• DIRECTIONS
Search the material below for the word "Recreate". Copy every line that has it.

• RECORDS FOR THIS TASK
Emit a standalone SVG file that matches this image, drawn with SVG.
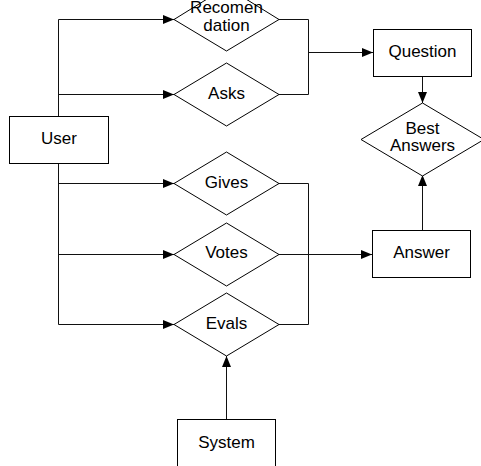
<svg xmlns="http://www.w3.org/2000/svg" width="481" height="466" viewBox="0 0 481 466">
<style>
.box{fill:#fff;stroke:#000;stroke-width:1}
.dia{fill:#fff;stroke:#000;stroke-width:1}
.t{font-family:"Liberation Sans",Arial,sans-serif;font-size:17px;fill:#000;text-anchor:middle}
.e{fill:none;stroke:#111;stroke-width:1}
</style>
<defs>
<marker id="ah" markerUnits="userSpaceOnUse" markerWidth="12" markerHeight="10" refX="11" refY="4.5" orient="auto">
<path d="M0,0 L11,4.5 L0,9 Z" fill="#000"/>
</marker>
</defs>
<rect width="481" height="466" fill="#fff"/>
<g id="connectors">
<path class="e" d="M58.5,116 V19.5 H174" marker-end="url(#ah)"/>
<path class="e" d="M58.5,94.5 H174" marker-end="url(#ah)"/>
<path class="e" d="M58.5,163 V183.5 H174" marker-end="url(#ah)"/>
<path class="e" d="M58.5,183 V254.5 H174" marker-end="url(#ah)"/>
<path class="e" d="M58.5,254 V324.5 H174" marker-end="url(#ah)"/>
<path class="e" d="M279,19.5 H308.5 V94.5 H279"/>
<path class="e" d="M308.5,52.5 H373" marker-end="url(#ah)"/>
<path class="e" d="M279,183.5 H308.5 V324.5 H279"/>
<path class="e" d="M279,254.5 H372" marker-end="url(#ah)"/>
<path class="e" d="M422.5,76 V103" marker-end="url(#ah)"/>
<path class="e" d="M422.5,230 V175" marker-end="url(#ah)"/>
<path class="e" d="M226.5,419 V356" marker-end="url(#ah)"/>
</g>
<g id="user"><rect class="box" x="9.5" y="116.5" width="99" height="47"/><text class="t" x="59" y="144">User</text></g>
<g id="recomendation"><polygon class="dia" points="226.5,-13 279,19.5 226.5,51 174,19.5"/><text class="t" x="226.5" y="13">Recomen</text><text class="t" x="226.5" y="31">dation</text></g>
<g id="asks"><polygon class="dia" points="226.5,63 279,94.5 226.5,126 174,94.5"/><text class="t" x="226.5" y="99">Asks</text></g>
<g id="gives"><polygon class="dia" points="226.5,152 279,183.5 226.5,215 174,183.5"/><text class="t" x="226.5" y="188">Gives</text></g>
<g id="votes"><polygon class="dia" points="226.5,223 279,254.5 226.5,286 174,254.5"/><text class="t" x="226.5" y="258">Votes</text></g>
<g id="evals"><polygon class="dia" points="226.5,293 279,324.5 226.5,356 174,324.5"/><text class="t" x="226.5" y="329">Evals</text></g>
<g id="question"><rect class="box" x="373.5" y="29.5" width="98" height="47"/><text class="t" x="422.5" y="57">Question</text></g>
<g id="best-answers"><polygon class="dia" points="422.5,103 484,139.5 422.5,176 361,139.5"/><text class="t" x="422.5" y="134">Best</text><text class="t" x="422.5" y="151">Answers</text></g>
<g id="answer"><rect class="box" x="372.5" y="230.5" width="98" height="47"/><text class="t" x="421.5" y="258">Answer</text></g>
<g id="system"><rect class="box" x="177.5" y="419.5" width="98" height="60"/><text class="t" x="226.5" y="448">System</text></g>
</svg>
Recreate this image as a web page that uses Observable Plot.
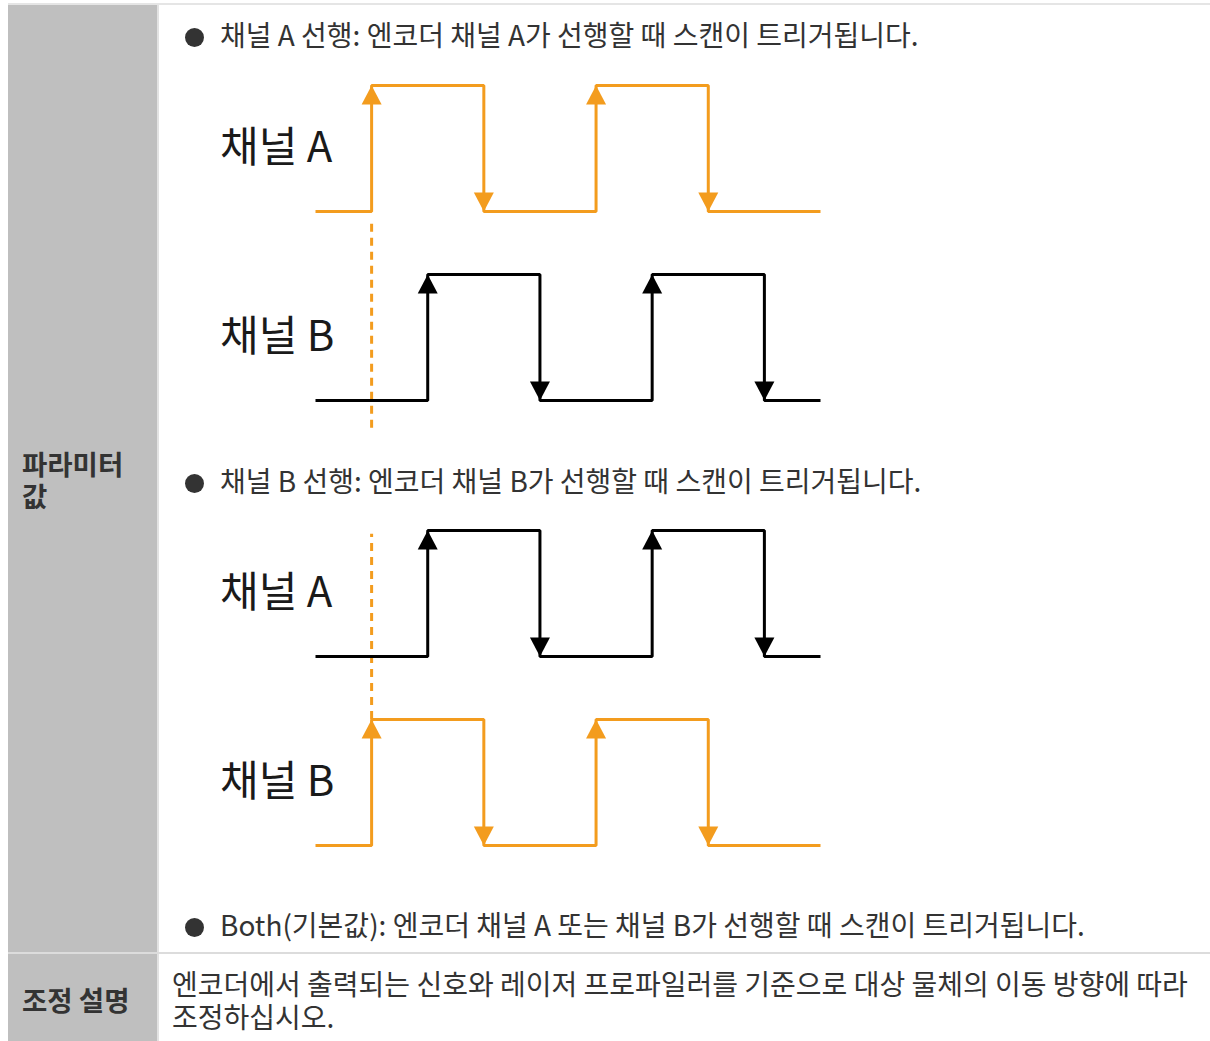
<!DOCTYPE html>
<html><head><meta charset="utf-8">
<script src="https://cdn.jsdelivr.net/npm/d3@7"></script>
<script src="https://cdn.jsdelivr.net/npm/@observablehq/plot@0.6"></script>
<style>
html,body{margin:0;padding:0;background:#fff;}
#page{position:relative;width:1210px;height:1041px;overflow:hidden;font-family:"Noto Sans CJK KR","Noto Sans",sans-serif;color:#333;}
.abs{position:absolute;}
.txt{position:absolute;font-size:28px;line-height:34px;white-space:nowrap;}
.bold{font-weight:700;font-size:27.5px;line-height:32px;}
.dot{position:absolute;width:19px;height:19px;border-radius:50%;background:#333;}
.plot{position:absolute;left:0;}
</style></head>
<body><div id="page"></div>
<script>
// ---- data ----
const tStart = 0, tEnd = 9;          // time span of each waveform
const leadRise = [1, 5];             // leading channel rising edges
const leadFall = [3, 7];             // leading channel falling edges
const lagRise = [2, 6];              // lagging channel rising edges
const lagFall = [4, 8];              // lagging channel falling edges
const triggerT = 1;                  // scan trigger moment
const channelNames = ["채널 A", "채널 B"];
const bulletTexts = [
  "채널 A 선행: 엔코더 채널 A가 선행할 때 스캔이 트리거됩니다.",
  "채널 B 선행: 엔코더 채널 B가 선행할 때 스캔이 트리거됩니다.",
  "Both(기본값): 엔코더 채널 A 또는 채널 B가 선행할 때 스캔이 트리거됩니다."
];
const rowHeaders = ["파라미터\n값", "조정 설명"];
const descLines = ["엔코더에서 출력되는 신호와 레이저 프로파일러를 기준으로 대상 물체의 이동 방향에 따라", "조정하십시오."];
const leadColor = "#f39c1e", lagColor = "#000000";

// ---- table layout ----
const page = document.getElementById("page");
function el(cls, style, text) {
  const d = document.createElement("div");
  d.className = cls; Object.assign(d.style, style);
  if (text != null) d.textContent = text;
  page.appendChild(d); return d;
}
el("abs", {left:"8px", top:"3px", right:"0", height:"2px", background:"#e5e5e5"});
el("abs", {left:"8px", top:"5px", width:"149px", bottom:"0", background:"#bfbfbf"});
el("abs", {left:"157px", top:"5px", width:"2px", bottom:"0", background:"#e2e2e2"});
el("abs", {left:"8px", top:"952px", right:"0", height:"2px", background:"#dcdcdc"});

el("txt bold", {left:"22px", top:"447px", whiteSpace:"pre"}, rowHeaders[0]);
el("txt bold", {left:"22px", top:"983px"}, rowHeaders[1]);
const bulletTops = [17, 463, 907];
bulletTexts.forEach((t, i) => {
  el("dot", {left:"185px", top:(bulletTops[i] + 11) + "px"});
  el("txt", {left:"220px", top:bulletTops[i] + "px"}, t);
});
el("txt", {left:"172px", top:"967px", lineHeight:"33px", whiteSpace:"pre"}, descLines.join("\n"));

// ---- waveform helpers ----
function wave(rises, falls, low) {
  const pts = [{t: tStart, v: low}];
  [...rises.map(t => ({t, v: low + 1})), ...falls.map(t => ({t, v: low}))]
    .sort((a, b) => a.t - b.t).forEach(p => pts.push(p));
  pts.push({t: tEnd, v: low});
  return pts;
}
const upArrow = {draw(c) { c.moveTo(0, 0); c.lineTo(10, 19); c.lineTo(-10, 19); c.closePath(); }};
const downArrow = {draw(c) { c.moveTo(0, 0); c.lineTo(10, -19); c.lineTo(-10, -19); c.closePath(); }};

function signalMarks(rises, falls, low, color) {
  return [
    Plot.line(wave(rises, falls, low), {x: "t", y: "v", curve: "step-after", stroke: color, strokeWidth: 3, strokeLinejoin: "miter", strokeLinecap: "butt"}),
    Plot.dot(rises, {x: d => d, y: low + 1, symbol: upArrow, r: 5, fill: color, stroke: null}),
    Plot.dot(falls, {x: d => d, y: low, symbol: downArrow, r: 5, fill: color, stroke: null})
  ];
}

function diagram(aLeads, top, dash) {
  const aLow = 1.5, bLow = 0;
  const a = aLeads ? [leadRise, leadFall, leadColor] : [lagRise, lagFall, lagColor];
  const b = aLeads ? [lagRise, lagFall, lagColor] : [leadRise, leadFall, leadColor];
  const svg = Plot.plot({
    width: 1210, height: 400,
    marginLeft: 315, marginRight: 390, marginTop: 25, marginBottom: 60,
    x: {domain: [tStart, tEnd], axis: null},
    y: {domain: [0, 2.5], axis: null},
    style: {background: "transparent", overflow: "visible"},
    marks: [
      Plot.ruleX([triggerT], {y1: dash[0], y2: dash[1], stroke: leadColor, strokeWidth: 3, strokeDasharray: "8,6"}),
      ...signalMarks(a[0], a[1], aLow, a[2]),
      ...signalMarks(b[0], b[1], bLow, b[2]),
      Plot.text([{n: channelNames[0], v: aLow + 0.5}, {n: channelNames[1], v: bLow + 0.5}],
        {x: -1.7, y: "v", text: "n", textAnchor: "start", fontSize: 42, fill: "#1a1a1a",
         fontFamily: "'Liberation Sans Narrow','Noto Sans CJK KR',sans-serif"})
    ]
  });
  svg.classList.add("plot");
  svg.style.top = top + "px";
  page.appendChild(svg);
}
diagram(true, 60, [-0.22, 1.44]);
diagram(false, 505, [1.0, 2.47]);
</script></body></html>
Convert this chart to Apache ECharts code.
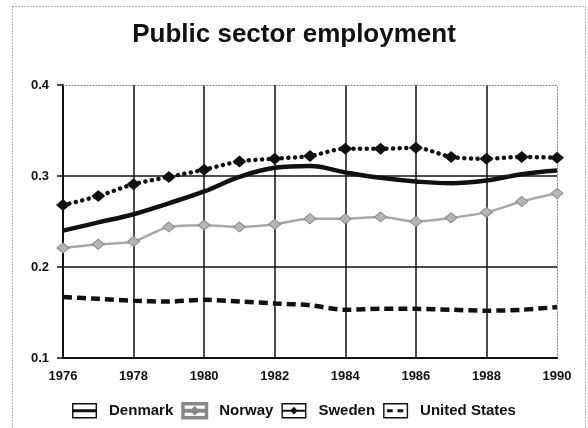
<!DOCTYPE html>
<html>
<head>
<meta charset="utf-8">
<script src="https://cdn.jsdelivr.net/npm/echarts@6/dist/echarts.min.js"></script>
<style>
  html, body { margin: 0; padding: 0; background: #fff; }
  #chart { width: 588px; height: 428px; }
</style>
</head>
<body>
<div id="chart"></div>
<script>
const years = [1976, 1977, 1978, 1979, 1980, 1981, 1982, 1983, 1984, 1985, 1986, 1987, 1988, 1989, 1990]
const denmark = [0.240, 0.249, 0.258, 0.270, 0.283, 0.299, 0.309, 0.311, 0.304, 0.298, 0.294, 0.292, 0.295, 0.302, 0.306]
const norway = [0.221, 0.225, 0.228, 0.244, 0.246, 0.244, 0.247, 0.253, 0.253, 0.255, 0.250, 0.254, 0.260, 0.272, 0.281]
const sweden = [0.268, 0.278, 0.291, 0.299, 0.307, 0.316, 0.319, 0.322, 0.330, 0.330, 0.331, 0.321, 0.319, 0.321, 0.320]
const unitedStates = [0.167, 0.165, 0.163, 0.162, 0.164, 0.162, 0.160, 0.158, 0.153, 0.154, 0.154, 0.153, 0.152, 0.153, 0.156]
const seriesNames = ['Denmark', 'Norway', 'Sweden', 'United States']

const font = '"Liberation Sans", Arial, Helvetica, sans-serif'
const pairs = (vals) => years.map((y, i) => [y, vals[i]])

// legend icons: framed box with the line style inside
const frame = 'M0,0 L26,0 L26,16 L0,16 Z M1.5,1.5 L1.5,14.5 L24.5,14.5 L24.5,1.5 Z '
const icons = {
  'Denmark': 'path://' + frame + 'M0,6.5 L26,6.5 L26,9.5 L0,9.5 Z',
  'Norway': 'path://' + frame + 'M0,7 L26,7 L26,9 L0,9 Z M13,4.5 L16.5,8 L13,11.5 L9.5,8 Z',
  'Sweden': 'path://' + frame + 'M0,7 L26,7 L26,9 L0,9 Z M13,4 L17,8 L13,12 L9,8 Z',
  'United States': 'path://' + frame + 'M4,6.5 L10,6.5 L10,9.5 L4,9.5 Z M15,6.5 L21,6.5 L21,9.5 L15,9.5 Z',
}

const chart = echarts.init(document.getElementById('chart'))

const hideLast = (n) => Array.from({ length: n }, (_, i) => i === n - 1 ? 'rgba(0,0,0,0)' : '#111')

const option = {
  animation: false,
  backgroundColor: '#fff',
  title: {
    text: 'Public sector employment',
    left: 'center',
    top: 17,
    textStyle: { fontFamily: font, fontSize: 26, fontWeight: 'bold', color: '#111' },
  },
  graphic: [{
    type: 'rect',
    shape: { x: 12.5, y: 6.5, width: 573, height: 440 },
    style: { fill: 'none', stroke: '#666', lineWidth: 1, lineDash: [1, 2] },
  }],
  legend: {
    left: 'center',
    top: 397,
    itemWidth: 25,
    itemHeight: 16,
    itemGap: 8,
    data: seriesNames.map(n => ({ name: n, icon: icons[n] })),
    textStyle: { fontFamily: font, fontSize: 15, fontWeight: 'bold', color: '#111', padding: [0, 0, 0, 7] },
  },
  grid: { left: 63, right: 31, top: 85, bottom: 70 },
  xAxis: [{
    type: 'value',
    min: 1976,
    max: 1990,
    interval: 2,
    axisLine: { lineStyle: { color: '#111', width: 2 } },
    axisTick: { show: false },
    axisLabel: {
      margin: 12,
      fontFamily: font, fontSize: 13, fontWeight: 'bold', color: '#111',
      formatter: (v) => String(v),
    },
    splitLine: { lineStyle: { color: hideLast(8), width: 1.5 } },
  }, {
    type: 'value',
    position: 'top',
    min: 1976,
    max: 1990,
    axisLine: { show: true, lineStyle: { color: '#777', width: 1, type: [1, 2] } },
    axisTick: { show: false },
    axisLabel: { show: false },
    splitLine: { show: false },
  }],
  yAxis: [{
    type: 'value',
    min: 0.1,
    max: 0.4,
    interval: 0.1,
    axisLine: { show: true, lineStyle: { color: '#111', width: 2 } },
    axisTick: { show: true, length: 6, lineStyle: { color: '#111', width: 1.5 } },
    axisLabel: {
      margin: 14,
      fontFamily: font, fontSize: 13, fontWeight: 'bold', color: '#111',
      formatter: (v) => v.toFixed(1),
    },
    splitLine: { lineStyle: { color: hideLast(4), width: 1.5 } },
  }, {
    type: 'value',
    position: 'right',
    min: 0.1,
    max: 0.4,
    axisLine: { show: true, lineStyle: { color: '#777', width: 1, type: [1, 2] } },
    axisTick: { show: false },
    axisLabel: { show: false },
    splitLine: { show: false },
  }],
  series: [
    {
      name: 'Denmark',
      type: 'line',
      data: pairs(denmark),
      smooth: 0.4,
      showSymbol: false,
      symbol: 'none',
      color: '#111',
      lineStyle: { color: '#111', width: 4.5 },
      z: 3,
    },
    {
      name: 'Norway',
      type: 'line',
      data: pairs(norway),
      smooth: 0.3,
      symbol: 'diamond',
      symbolSize: [12, 10],
      color: '#777',
      itemStyle: { color: '#b5b5b5', borderColor: '#888', borderWidth: 1 },
      lineStyle: { color: '#a8a8a8', width: 2.5 },
      z: 2,
    },
    {
      name: 'Sweden',
      type: 'line',
      data: pairs(sweden),
      smooth: 0.3,
      symbol: 'diamond',
      symbolSize: [14, 12],
      color: '#111',
      itemStyle: { color: '#111' },
      lineStyle: { color: '#111', width: 4.5, type: [0.1, 6.5], cap: 'round' },
      z: 4,
    },
    {
      name: 'United States',
      type: 'line',
      data: pairs(unitedStates),
      smooth: 0.3,
      symbol: 'none',
      color: '#111',
      lineStyle: { color: '#111', width: 4.5, type: [9, 5] },
      z: 3,
    },
  ],
}

chart.setOption(option)
</script>
</body>
</html>
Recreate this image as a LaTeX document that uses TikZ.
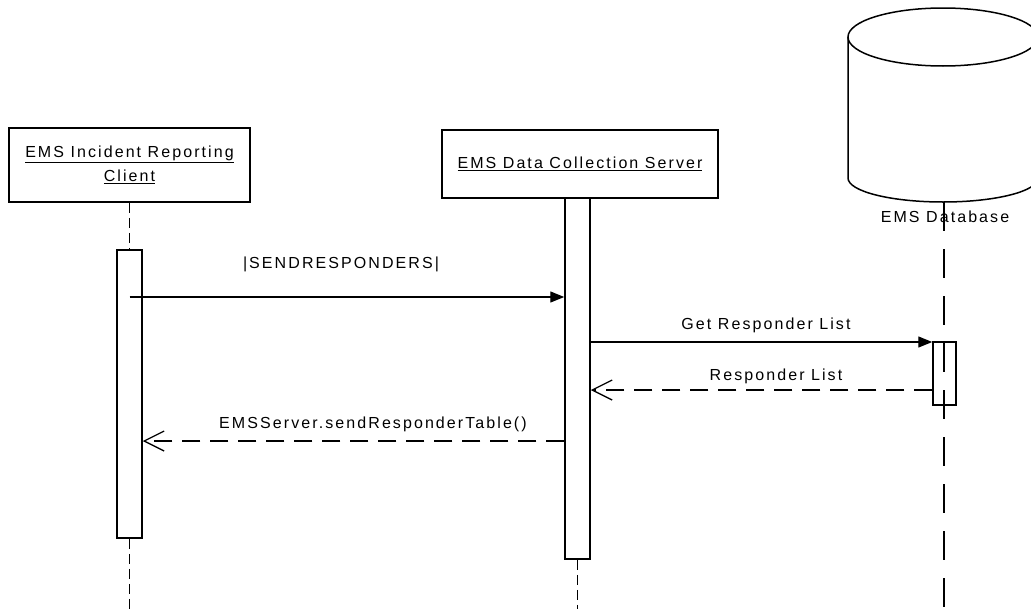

• RESPONSE TO THIS TASK
Recreate this image as a web page that uses Observable Plot.
Recreate this image as a LaTeX document that uses TikZ.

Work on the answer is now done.